Madison Gallup ’18 / Emertainment Monthly TV Editor
After watching Keanu, the first feature film from Keegan-Michel Key and Jordan Peele, anyone should be tempted to discover more of what the comedic duo has to offer. Hopefully audience members follow their instinct, because Keanu just scratches the surface of some of the most important and hilarious subjects Key and Peele explore in their sketches. That isn’t to say that the film does not have a depth to its humor. In fact, Keanu has the capacity to initiate many conversations that people typically avoid. Still, in its hour and forty minute running time, Keanu also finds time to honor some classic action/thriller movies and gratuitously showcase one of the cutest kittens to hit the big screen in quite some time.
The premise of Keanu is suitably ridiculous. When Rell (Jordan Peele) is dumped by his girlfriend, he sinks further into his lazy, stoner tendencies. His edge and creative spark is brought back by- you guessed it- a precious kitten showing up on his door step. He names his new muse, Keanu, and proceeds to create some wonderful movie parody calendar photos with Keanu as the central model. Meanwhile, Rell’s cousin, Clarence (Keegan-Michael Key) struggles to maintain the spark in his marriage which is suffering due to his high-strung personality. When Keanu is kidnapped, Rell calls on Clarence to help him get his kitten back. When it turns out that a gang, led by the infamous Cheddar (Method Man) is responsible for taking Keanu, Rell and Clarence find themselves pretending to be the Allentown brothers- a pair of killers with a reputation for pulling off a huge drug raid- in order to negotiate a way to get Keanu back.
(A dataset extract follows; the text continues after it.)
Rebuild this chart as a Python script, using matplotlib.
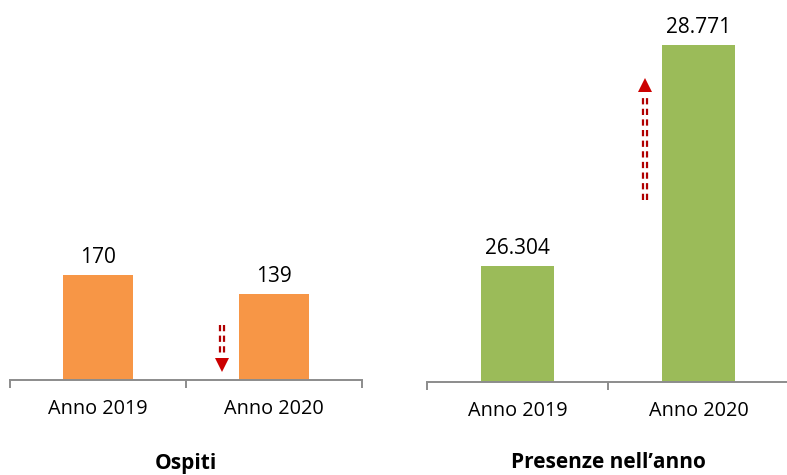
import matplotlib.pyplot as plt
from matplotlib.ticker import FixedLocator

plt.rcParams["font.family"] = ["Open Sans", "DejaVu Sans"]

categories = ["Anno 2019", "Anno 2020"]
ospiti = [170, 139]
presenze = [26304, 28771]


def fmt_it(v):
    return f"{v:,}".replace(",", ".")


def style_axis(ax):
    for s in ["top", "left", "right"]:
        ax.spines[s].set_visible(False)
    ax.spines["bottom"].set_color("#8c8c8c")
    ax.spines["bottom"].set_linewidth(1.4)
    ax.set_yticks([])
    ax.set_xlim(-0.5, 1.5)
    ax.set_xticks(range(len(categories)))
    ax.set_xticklabels(categories, fontsize=14.3)
    ax.tick_params(axis="x", which="major", length=0, pad=14)
    ax.xaxis.set_minor_locator(FixedLocator([-0.5, 0.5, 1.5]))
    ax.tick_params(axis="x", which="minor", length=6, width=1.4, color="#8c8c8c")


def double_arrow(ax, x, y0, y1, head_y, up):
    ax.plot([x, x], [y0, y1], color="#b00000", lw=4.5, ls=(0, (1.0, 0.7)),
            solid_capstyle="butt", dash_capstyle="butt")
    ax.plot([x, x], [y0, y1], color="white", lw=1.3)
    ax.plot([x], [head_y], marker="^" if up else "v", color="#cc0000",
            markersize=10, markeredgewidth=0)


fig = plt.figure(figsize=(7.87, 4.75), dpi=100)

# Ospiti
ax1 = fig.add_axes([10 / 787, 95 / 475, 352 / 787, 360 / 475])
ax1.bar(range(len(ospiti)), ospiti, width=0.4, color="#f79646")
ax1.set_ylim(0, 582)
style_axis(ax1)
for i, v in enumerate(ospiti):
    ax1.annotate(fmt_it(v), (i, v), xytext=(0, 5), textcoords="offset points",
                 ha="center", va="bottom", fontsize=15)
double_arrow(ax1, 0.705, 89, 38, 24, up=False)

# Presenze
ax2 = fig.add_axes([427 / 787, 93 / 475, 362 / 787, 362 / 475])
ax2.bar(range(len(presenze)), presenze, width=0.4, color="#9bbb59")
ax2.set_ylim(25009, 29049)
style_axis(ax2)
for i, v in enumerate(presenze):
    ax2.annotate(fmt_it(v), (i, v), xytext=(0, 5), textcoords="offset points",
                 ha="center", va="bottom", fontsize=15)
double_arrow(ax2, 0.704, 27040, 28200, 28320, up=True)

fig.text(186 / 787, 12 / 475, "Ospiti", ha="center", va="center",
         fontsize=15, fontweight="bold")
fig.text(608 / 787, 12 / 475, "Presenze nell\u2019anno", ha="center", va="center",
         fontsize=15, fontweight="bold")

fig.savefig("out.png", dpi=100)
Throughout the film, a recurring joke is the way Clarence and- to a lesser extent- Rell have to change their voices in order to be taken seriously by the team of drug dealers they must lead. Fans of Key & Peele will recall this theme being explored in their stand-up called “White- Sounding Black Guys,” where Peele states “we sound whiter than Mitt Romney in a snow storm.” and the pair goes on to demonstrate how they have to “dial up” their blackness in certain situations. Many of the most comic moments in Keanu come from this exploration of what is expected of a black person when they interact with other black people versus members of another race. Even Peele’s white drug dealer, Hulka (Will Forte) phones in a strange take on the “black” persona for his clients.
Perhaps the funniest joke in the film revolves around Clarence’s musical taste- specifically his passion for the stylings of George Michael. At one point in the film, Clarence is in the car with several of Cheddar’s drug dealers. They turn on the music he had been playing on his phone most recently, and- sure enough- George Michael’s “Father Figure” comes blasting through the radio. Clarence’s response is to convince the other men that they should also embrace George Michaels as someone who puts his suffering into meaningful and catchy songs. He cleverly avoids mentioning that Michaels is a white, gay singer (and nobody else in the car catches on to this at all). This joke again touches on the expectations for a black man, as well as themes of masculinity in general.
Audiences might be drawn into Keanu because of its clever marketing (the kitten has been integrated into some of the most popular recent movie posters), or because they want to laugh, but they will leave with a better understanding of the kind of comedians Key and Peele are. Soon, a whole new group of people- Taken and kitten lovers alike- will be hankering for new material from this innovative and hilarious duo.